From where they sat, Lei could clearly see the body, the arrow still protruding, as Gregory covered the man’s hands and the assistants arranged a black bag beside the corpse so they could roll the body into it.
“Seems like a significant distance to get the arrow so deep into the body.” Lei squinted, imitating an imaginary bowshot.
“Compound hunting bow, I imagine. More power and accuracy.”
“Glad I have you on this case,” Lei said. “This is foreign territory for me.”
“Oh yeah? I’ll have to take you out hunting some weekend.” Pono grinned, a flash of teeth. “You and Stevens can get your first blood.”
“Thanks. I’ll pass. What I can tell is that there’s a lot more going on up here than anyone knew about.”
“That’s true.” Jacobsen’s warm brown eyes were concerned, his brows drawn together. “The Park Service certainly wasn’t aware of these activities, and I don’t think the Hawaiian Bird Conservatory, who manages the preserve area, was aware of this hunting blind either. Takama and I work closely with them, and we’d have heard about it.”
Lei frowned as she studied the forest floor, dressed in lush understory vegetation. “Do you think the shooter was hunting the bird catcher? Or was he just sitting up here and the vic passed by? Was it accidental, or intentional?”
Pono glanced at her. “When we answer those questions, we’ll solve the case.”
Chapter 2
Lei hung the loaded backpack of evidence collected at the scene on the back of her old rolling chair at Kahului Police Department, the big urban-ugly central police station. She and Pono, as higher-ranking detectives, had a slightly larger cubicle in the corner. Other than that and some more personnel monitoring and training, her new rank as lieutenant had yielded little change in the job—to her relief.
She sat down, booted up her computer, and generated a case number for the murder. Pono’s bass voice boomed as he made his way across the office, “talking story” and greeting the other officers. He’d been a big part of making Lei’s transition back to Maui work, smoothing the ruffled feathers of other detectives as Lei retu
rned to take a plum job in the department after having left to become an FBI agent. Pono’s laid-back but determined style got results in a workplace riddled with hidden agendas, and he’d asked to be her partner when she returned.
Captain Omura, the engineer of Lei’s return to Maui, stood in the doorway of their cubicle.
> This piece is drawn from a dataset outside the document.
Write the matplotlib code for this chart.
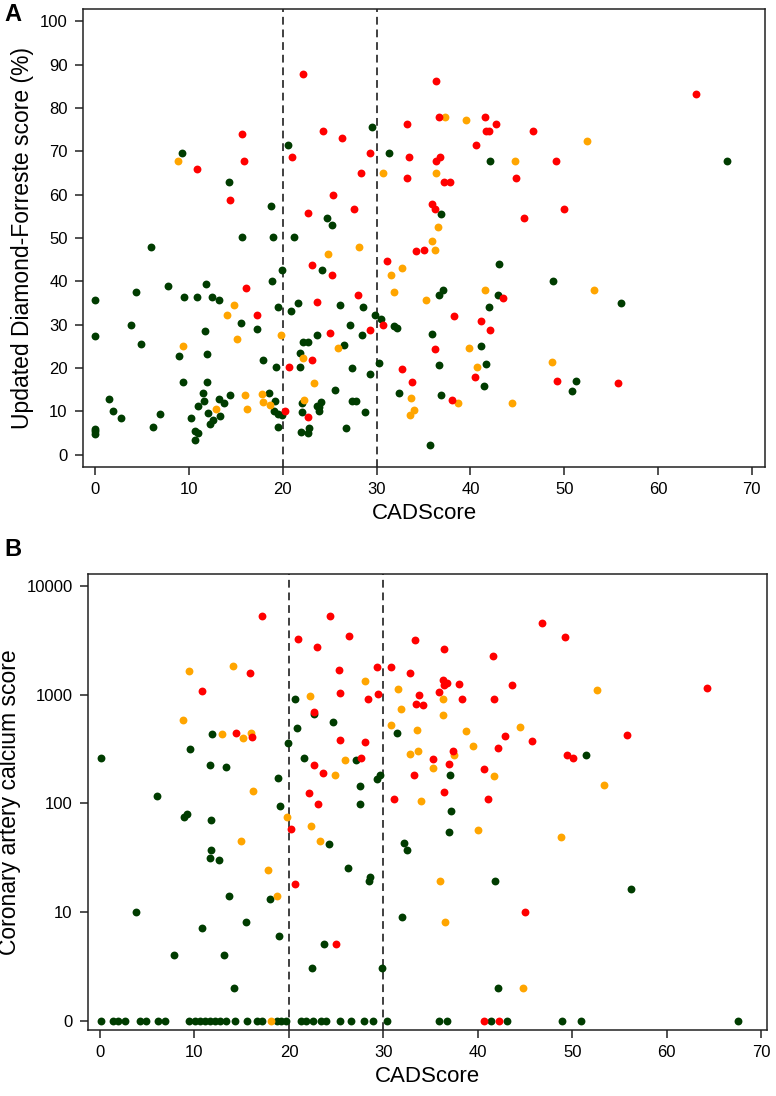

One manicured hand rested on her tightly clad, uniformed hip. “Report.”
“Captain Omura, I’d like to process the evidence and photograph it and have a moment to organize the field notes with Pono.” Lei had learned to be as clear, concise, and assertive as possible with the Steel Butterfly, a nickname the captain had earned for her shoe habits and management style.
“Half an hour.” Omura turned and tap-tapped away down the hall. Pono arrived just as the captain disappeared into her office.
“We have thirty minutes to get ready to meet with Omura on the case. Let’s be brief and amazing.”
“We can do that.”
“You start the case file and begin our report. I’ll take the evidence down and catalog it.” Lei lifted her backpack, chock-full of evidence bags, and hoisted it onto her shoulder, hurrying down the hall and thinking about next steps. The twenty-four-hour rule of homicide investigation dictated that they gather as much evidence as possible related to the case within that time to get traction on it.
Once she reached the evidence room, she took out a fresh cardboard box and labeled it with a Sharpie: john doe murder waikamoi, maui, adding the case number the computer had spit out. She unpacked the items recovered at the scene, spreading them on the workspace counter with her gloved hands in the presence of Clarice Dagdag, the wizened Filipino evidence clerk. Clarice was really fast with her data entry and inventoried each item as Lei photographed it, including a receipt from the Maui Beach Hotel. Lei mentally filed that as the victim’s likely lodging and the next place to follow up. The Park Service had identified a rental car that likely had belonged to the victim due to four days of tickets collecting on its windshield; it was already being towed to the impound yard.